### PROBLEM REQUIREMENTS:
Omit the pictures from the entries below and retype everything else exactly.

### RECORDS FOR THE EXERCISE:
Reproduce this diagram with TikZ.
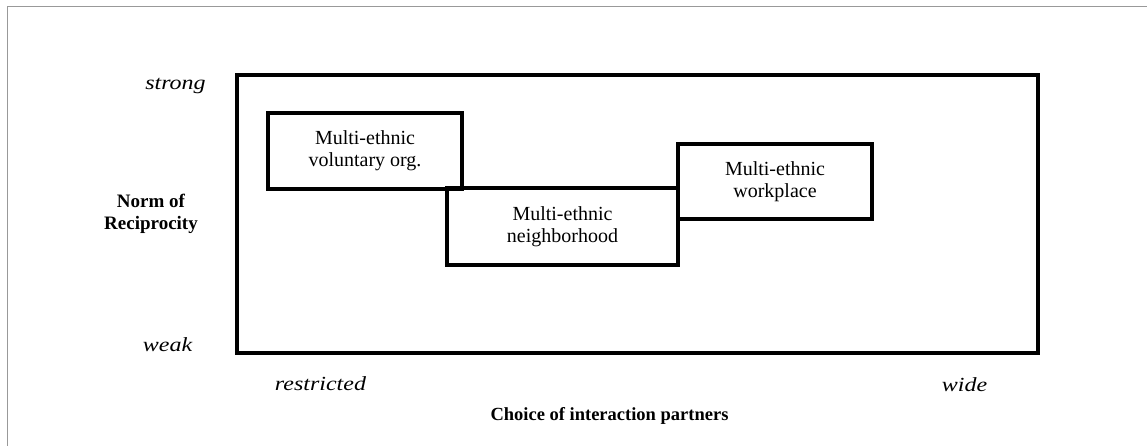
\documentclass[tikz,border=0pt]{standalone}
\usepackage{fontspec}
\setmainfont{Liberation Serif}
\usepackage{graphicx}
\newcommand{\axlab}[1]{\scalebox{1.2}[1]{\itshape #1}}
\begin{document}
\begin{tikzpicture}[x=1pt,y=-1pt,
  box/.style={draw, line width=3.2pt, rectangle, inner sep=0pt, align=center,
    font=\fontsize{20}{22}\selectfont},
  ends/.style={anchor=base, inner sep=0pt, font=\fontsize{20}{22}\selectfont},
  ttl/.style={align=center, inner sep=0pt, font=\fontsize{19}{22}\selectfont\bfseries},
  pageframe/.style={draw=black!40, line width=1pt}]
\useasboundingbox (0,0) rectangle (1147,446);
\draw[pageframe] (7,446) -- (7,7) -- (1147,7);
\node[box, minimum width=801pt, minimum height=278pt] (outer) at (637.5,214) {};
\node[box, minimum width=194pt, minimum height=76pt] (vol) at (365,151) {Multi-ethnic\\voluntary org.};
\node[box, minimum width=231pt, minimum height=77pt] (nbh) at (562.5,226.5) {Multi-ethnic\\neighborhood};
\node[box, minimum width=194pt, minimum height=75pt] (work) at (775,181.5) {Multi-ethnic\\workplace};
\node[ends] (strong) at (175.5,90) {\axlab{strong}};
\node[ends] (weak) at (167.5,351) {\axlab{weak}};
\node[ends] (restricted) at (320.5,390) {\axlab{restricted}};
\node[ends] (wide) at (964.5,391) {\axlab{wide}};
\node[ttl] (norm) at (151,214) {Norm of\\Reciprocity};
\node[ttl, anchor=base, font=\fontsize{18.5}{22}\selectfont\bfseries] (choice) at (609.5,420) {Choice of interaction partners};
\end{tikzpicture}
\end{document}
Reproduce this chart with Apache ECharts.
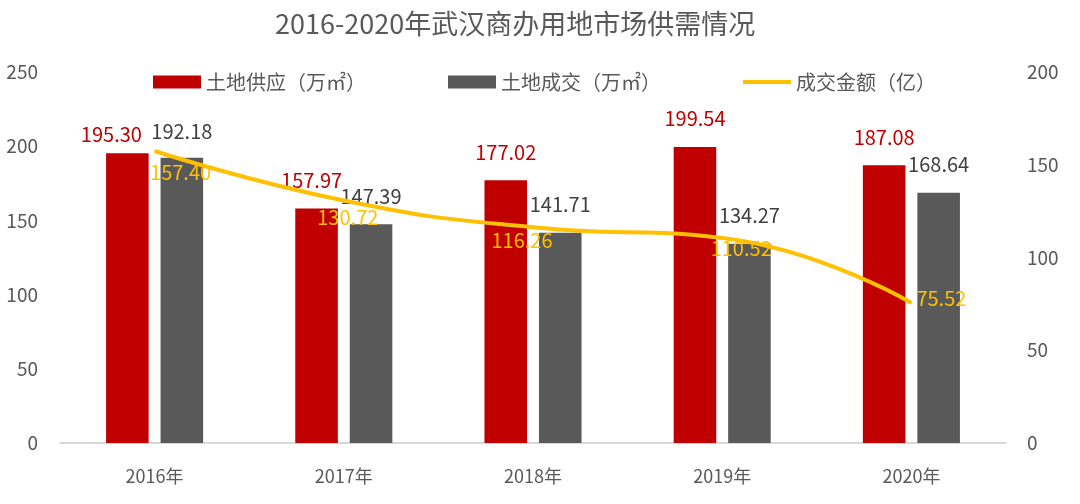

### OUTPUT BELOW:
Reproduce this diagram with TikZ.
\documentclass[tikz,border=0pt]{standalone}
\usepackage{fontspec}
\setmainfont{Liberation Serif}
\usepackage{graphicx}
\newcommand{\axlab}[1]{\scalebox{1.2}[1]{\itshape #1}}
\begin{document}
\begin{tikzpicture}[x=1pt,y=-1pt,
  box/.style={draw, line width=3.2pt, rectangle, inner sep=0pt, align=center,
    font=\fontsize{20}{22}\selectfont},
  ends/.style={anchor=base, inner sep=0pt, font=\fontsize{20}{22}\selectfont},
  ttl/.style={align=center, inner sep=0pt, font=\fontsize{19}{22}\selectfont\bfseries},
  pageframe/.style={draw=black!40, line width=1pt}]
\useasboundingbox (0,0) rectangle (1147,446);
\draw[pageframe] (7,446) -- (7,7) -- (1147,7);
\node[box, minimum width=801pt, minimum height=278pt] (outer) at (637.5,214) {};
\node[box, minimum width=194pt, minimum height=76pt] (vol) at (365,151) {Multi-ethnic\\voluntary org.};
\node[box, minimum width=231pt, minimum height=77pt] (nbh) at (562.5,226.5) {Multi-ethnic\\neighborhood};
\node[box, minimum width=194pt, minimum height=75pt] (work) at (775,181.5) {Multi-ethnic\\workplace};
\node[ends] (strong) at (175.5,90) {\axlab{strong}};
\node[ends] (weak) at (167.5,351) {\axlab{weak}};
\node[ends] (restricted) at (320.5,390) {\axlab{restricted}};
\node[ends] (wide) at (964.5,391) {\axlab{wide}};
\node[ttl] (norm) at (151,214) {Norm of\\Reciprocity};
\node[ttl, anchor=base, font=\fontsize{18.5}{22}\selectfont\bfseries] (choice) at (609.5,420) {Choice of interaction partners};
\end{tikzpicture}
\end{document}
Reproduce this chart with Apache ECharts.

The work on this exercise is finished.